A mon avis, le VRAI Jameson, c’est Bruce, qui a certainement eu l’idée de pousser JP à écrire cet article ! 😀
C’est très sympa en tout cas, de voir des liens se tisser entre bloguers et artistes sous la même bannière de la passion des comics.
Non, sur ce coup là, Bruce n’était pas forcément le plus moteur pour me faire pondre l’article, c’était juste un moyen sympa pour moi de revenir sur cette expérience et prolonger un peu le plaisir.
Merci au Boss d’avoir fait de la place dans le programme pour cet article atypique.
Houlala mais je n’étais pas du tout au courant ! Le dessin est magnifique ! J’adore. Ca me rappelle un peu le début de Daredevil Yellow, non ? En tout cas ton idée est super, JP, et sa transformation par Laurent est impressionnante. Respect ! Je ne reconnais pas « l’exemple à ne pas suivre »… ni son dessinateur ni son apparition (évidemment).
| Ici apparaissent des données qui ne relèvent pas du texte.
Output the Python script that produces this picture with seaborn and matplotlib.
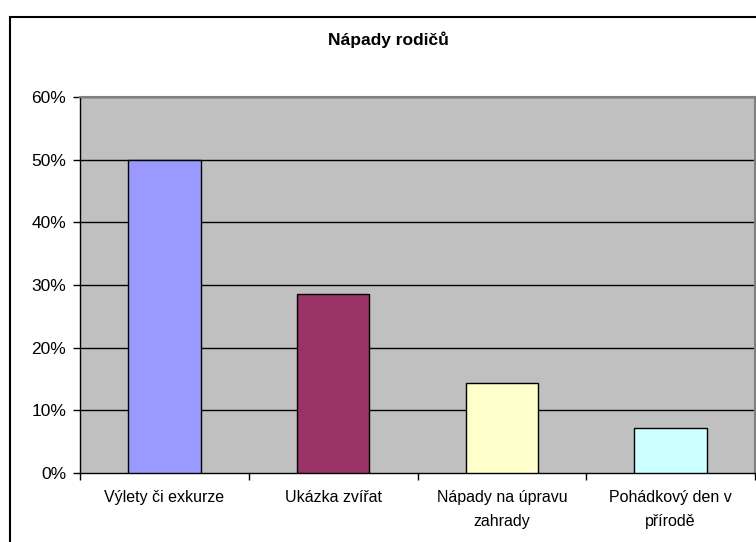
import numpy as np
import pandas as pd
import matplotlib
matplotlib.use("Agg")
import matplotlib.pyplot as plt
from matplotlib.ticker import PercentFormatter, FixedLocator
from matplotlib.patches import Rectangle
import seaborn as sns

# data
categories = ["Výlety či exkurze", "Ukázka zvířat", "Nápady na úpravu\nzahrady", "Pohádkový den v\npřírodě"]
shares = [0.50, 0.2857, 0.1429, 0.0714]
bar_colors = ["#9999ff", "#993366", "#ffffcc", "#ccffff"]
y_ticks = [0, 0.1, 0.2, 0.3, 0.4, 0.5, 0.6]

df = pd.DataFrame({"kategorie": categories, "podil": shares})

sns.set_style("white")
plt.rcParams['font.family'] = ['Liberation Sans', 'DejaVu Sans']
plt.rcParams['text.color'] = 'black'
plt.rcParams['xtick.color'] = 'black'
plt.rcParams['ytick.color'] = 'black'

fig = plt.figure(figsize=(7.56, 5.42), dpi=100)
fig.patch.set_facecolor('#ffffff')
ax = fig.add_axes([80/756, 1-473/542, 675/756, 376/542])
ax.set_facecolor('#c0c0c0')

sns.barplot(data=df, x="kategorie", y="podil", hue="kategorie",
            palette=bar_colors, saturation=1, edgecolor="black", linewidth=1,
            width=0.43, legend=False, ax=ax, zorder=3)

ax.set_ylim(0, 0.6)
ax.set_xlim(-0.5, len(categories) - 0.5)
ax.yaxis.set_major_locator(FixedLocator(y_ticks))
ax.yaxis.set_major_formatter(PercentFormatter(1, decimals=0))
for t in y_ticks[1:]:
    ax.axhline(t, color='black', lw=1, zorder=1)

ax.set_xlabel("")
ax.set_ylabel("")
ax.tick_params(axis='y', length=5, width=1, color='black', labelsize=12.5, pad=5, left=True)
ax.tick_params(axis='x', which='major', length=0, labelsize=11.5, pad=12)
ax.set_xticks(np.arange(-0.5, len(categories)), minor=True)
ax.tick_params(axis='x', which='minor', length=5, width=1, color='black', bottom=True)
for lbl in ax.get_xticklabels():
    lbl.set_linespacing(1.75)
    lbl.set_verticalalignment('top')

for s in ['top', 'right']:
    ax.spines[s].set_color('#808080')
    ax.spines[s].set_linewidth(1.5)
for s in ['left', 'bottom']:
    ax.spines[s].set_color('black')
    ax.spines[s].set_linewidth(1)

fig.text(388/756, 1-40/542, "Nápady rodičů", ha='center', va='center',
         fontsize=12.5, fontweight='bold')

# chart border
fig.patches.append(Rectangle((10/756, -0.01), 1, 1.01-17/542, transform=fig.transFigure,
                             fill=False, edgecolor='black', lw=1.5))

fig.savefig("out.png", dpi=100)
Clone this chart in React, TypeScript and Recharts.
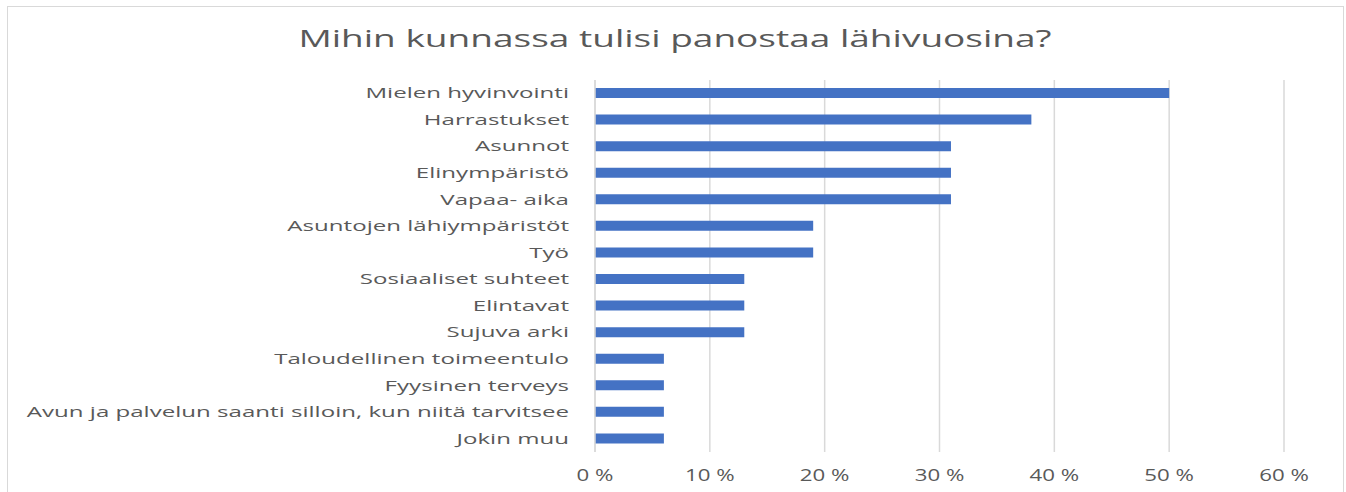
import React from 'react';
import { BarChart, Bar, XAxis, YAxis, CartesianGrid } from 'recharts';

const categories = [
  'Mielen hyvinvointi',
  'Harrastukset',
  'Asunnot',
  'Elinympäristö',
  'Vapaa- aika',
  'Asuntojen lähiympäristöt',
  'Työ',
  'Sosiaaliset suhteet',
  'Elintavat',
  'Sujuva arki',
  'Taloudellinen toimeentulo',
  'Fyysinen terveys',
  'Avun ja palvelun saanti silloin, kun niitä tarvitsee',
  'Jokin muu',
];

const shares = [50, 38, 31, 31, 31, 19, 19, 13, 13, 13, 6, 6, 6, 6];

const xTicks = [0, 10, 20, 30, 40, 50, 60];

const title = 'Mihin kunnassa tulisi panostaa lähivuosina?';

const data = categories.map((name, i) => ({ name, value: shares[i] }));

const font = '"Open Sans", sans-serif';
const textColor = '#595959';

// the source picture is stretched sideways, so the text is widened to match
const CategoryTick = (props: any) => {
  const { x, y, payload } = props;
  return (
    <text
      transform={`translate(${x},${y + 5}) scale(1.72,1)`}
      textAnchor="end"
      fill={textColor}
      fontSize={14}
      fontFamily={font}
    >
      {payload.value}
    </text>
  );
};

const PercentTick = (props: any) => {
  const { x, payload } = props;
  return (
    <text
      transform={`translate(${x},481) scale(1.35,1)`}
      textAnchor="middle"
      fill={textColor}
      fontSize={16.5}
      fontFamily={font}
    >
      {`${payload.value} %`}
    </text>
  );
};

const App: React.FC = () => {
  return (
    <div style={{ position: 'absolute', left: 0, top: 0, width: 1346, height: 492, background: '#fff', overflow: 'hidden' }}>
      <div
        style={{
          position: 'absolute',
          left: 7,
          top: 6,
          width: 1337,
          height: 500,
          border: '1.5px solid #d9d9d9',
          boxSizing: 'border-box',
        }}
      />
      <svg style={{ position: 'absolute', left: 0, top: 0 }} width={1346} height={70}>
        <text
          transform="translate(675,47) scale(1.61,1)"
          textAnchor="middle"
          fill={textColor}
          fontSize={23}
          fontFamily={font}
        >
          {title}
        </text>
      </svg>
      <div style={{ position: 'absolute', left: 0, top: 0 }}>
        <BarChart
          width={1346}
          height={492}
          data={data}
          layout="vertical"
          margin={{ top: 80, right: 62, bottom: 0, left: 0 }}
          barCategoryGap={0}
        >
          <CartesianGrid horizontal={false} stroke="#d9d9d9" strokeWidth={1.5} />
          <XAxis
            type="number"
            domain={[0, 60]}
            ticks={xTicks}
            axisLine={false}
            tickLine={false}
            height={40}
            tick={<PercentTick />}
          />
          <YAxis
            type="category"
            dataKey="name"
            width={595}
            axisLine={{ stroke: '#d9d9d9', strokeWidth: 1.5 }}
            tickLine={false}
            tickMargin={20}
            interval={0}
            tick={<CategoryTick />}
          />
          <Bar dataKey="value" fill="#4472C4" barSize={10} isAnimationActive={false} />
        </BarChart>
      </div>
    </div>
  );
};

export default App;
Il y a quelques années, j’avais scénarisé une planche de Sillage pour un tribut à Morvan, demandé par Stanislas Gros. Comme toi, j’ai la planche originale gentiment offerte par Stanislas. Elle trône dans un cadre dans la chambre de mon fils, non loin de ton Daredevil/Batman, JP. J’avais dû faire deux ou trois scénarios pour arriver à un truc satisfaisant pour Stan. Je ne la retrouve plus sur la toile… j’essaierai de vous la partager plus tard.
En tout cas je suis toujours soufflé par le trait de Lefeuvre. La dédicace est splendide. C’est vraiment une belle expérience !
La BO : super.
L’exemple à ne pas suivre est l’œuvre d’un certain JP Nguyen.
Pourtant elle est plus que correcte…
Au départ, je pensais ne pas avoir assez d’images pour illustrer l’article, puis finalement, ça s’est fait presque tout seul.
Il y a eu un vrai dialogue dans le processus créatif et c’est ce que je voulais retranscrire.
Merci ! (mais moi, je ne suis pas une grosse pointure, j’ai de petits pieds…)
Quel plaisir de voir le Diable Rouge si vivant, si aérien. Toute la magie du super héroisme en une seule planche : un type qui saute d’un building comme s’il sautait un portail de métro. C’est magnifique et je suis très fier de toi JP, très fier de tout ce que tu amènes au blog et ce que ces rencontres rendent possibles.
J’aime beaucoup Laurent Lefeuvre aussi bien humainement que professionelement.
A ce titre s’il repasse dans le coin, je voulais qu’il sache que son atelier Workshop est tombé en pleine affaire AFP et que de ce fait j’ai complètement zappé ce projet non par désintérêt mais parce que j’étais en mode struggle for life. C’est un superbe projet qui rend justice à ce talent singulier.
C’est agaçant parce que quand je vois les dessinateurs Marvel sans aucun style ou identité graphique, je me dis bordel, mais pourquoi personne n’a proposé à Lefeuvre de signer des épisodes outre atlantiques. C’est incompréhensible, Thierry Mornet étant pourtant l’ambassadeur idéal pour ça. Où ça coince, mince !
Une autre question pour Laurent : en tant que créateur, n’éprouve t’il pas une frustration latente de dessiner les personnages des autres ? Ne rêverait’il pas qu’on lui demande des Foxboys à gogo plutôt que des super héros. C’est un peu comme si on demandait à un musicien de (bien) jouer ses reprises plutôt que ses chansons.
PS : Le DD façon BWS je m’en serai contenté moi !
Bravo pour la rue NOcenti ainsi que la référence à la coupe du monde.